以前某所でマクドについて書いた。またこのnoteでもマクドについて書いたことがある。
したがって、タイトルに「続」が付いている。続が着くと駄作になるという向きもあるかも知れないが。

私を知る人は既にご存じかも知れないが、私はマクドが好きだ。まずはこれを表明しておく。
今回マクドについてまた書くのは、マクドのあるCMを見たからだ。
「マックは、ホームシックにすこし効く。」
という言葉を添えて、慣れない都会にやってきた女性が見慣れた看板のマクドに入り、家族で来たことを思い出しつつ、どこでも変わらない味とサービスに一息つく内容である。

*ここで言う「マック」はマクドのこと。妙ちきりんな呼び方に耳慣れないであろう読者の為に補足させていただく。ここではマックとシックで韻を踏んだ美文を崩すのに忍びなく、原文をそのまま引用した。マクドナルドの呼称については某所で散々書いたのでここでは書かない。

百人一首でホームシックと言えば、
あまの原 ふりさけ見れば 春日なる 三笠の山に 出でし月かも
という句がある。シュビドゥバな感じで帰りたい帰れないな感じな人が故郷を懐かしんでいる句である。
昔の人は唯一絶対の月くらいにしか故郷をうつうつせなかったらしい。
しかし今や、世は大量生産時代。規格化万歳、画一化万歳の、私が死んでも代りはいるものの社会である。ハンバーガーからも職人技のきらめきと魔術的な美が失われて久しい。車のフォード、食べ物のマクドである。
我々は浜で、野原で、街中でも丘でもどこであれマクドを食べることができる。同じマークで同じ制服で同じ味が運ばれてくる。素晴らしきかな工業化社会。
かくして月に代わってマクドがその任を果たす。違う時、違う土地で食べるマクドの味に故郷を思うことができるのである。

さて、同じといえば郊外住宅地である。
郊外住宅地もどこに行っても同じで違いが分からない。これもまた規格化やらその類いの技術によるものだ。プレハブ万歳。
郊外住宅地の映画と言えば、『耳をすませば』である。私も郊外住宅地で育ったものだから、あの坂のある街の風景や坂の上の図書館などは近所かと見まがうほどであった。
そしてこの主題歌がカントリーロードなのである。
最近文章が長いので、シンプルじゃないならベストじゃないので、オッカムに殴られそうなので、涙を飲んでカントリーロードは別稿で書くことにする。ひとまずはこの歌が素晴らしいということ、それから故郷を離れて頑張る歌だということを指摘するに留める。
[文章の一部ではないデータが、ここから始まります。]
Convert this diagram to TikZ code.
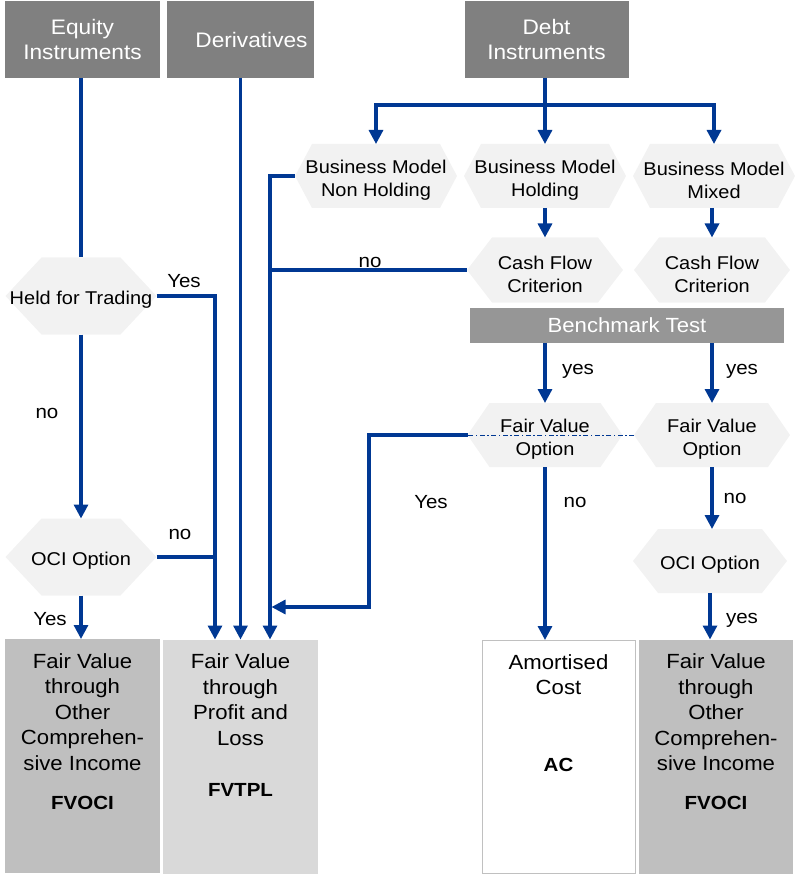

以前ある先輩、それも郊外住宅地出身の先輩に地元の郊外飯を紹介してと言われて困ったことがある。都市について学んでいるのだから我々は常に、その土地に行けばその土地の物を出来るだけ食べることを心がけている。黄泉戸喫みたいなもんだろうか。私の地元の郊外飯を尋ねるのもそれである。
困ったのは、別に郊外住宅地の近所でご飯を食べないからだったのだろう。昼飯時であったから尚のことである。地元で過ごした期間の多くは子どもの頃であるし、車の運転も苦手なので、家と最寄り駅のラインを外れた移動を基本的にはしなかったことの害と言える。
しかしその時は気が付かなかったのだけれども、マクドが多分それなのだ。どこか他所へ行くわけでなければ、マクドがちょっと特別なご飯である。母やら父やらと車の中から、注文用のマイクに向かってメニューを唱える。それで、持って帰って家のダイニングテーブルに広げて食べる。
マクドのCMでカントリーロードが流れたときに、私は郊外飯をついに発見したのだ。
それは全然地元のものではなかった訳で、いつでもどこでも食べられるものだった訳であるが。

ともかく、私の郊外飯はマクドである。
従ってつまり、私が足繁くマクドに通うのは故郷を思ってのことであって、これは健康的で文化的な行いなのであることが示されたわけである。
であれば深夜にマクドに向かったとして何を憚ることがあろうか。
頭を挙げてメニューを望み、頭を低れて ハンバーガーをほおばりながら故鄕を思っているのである。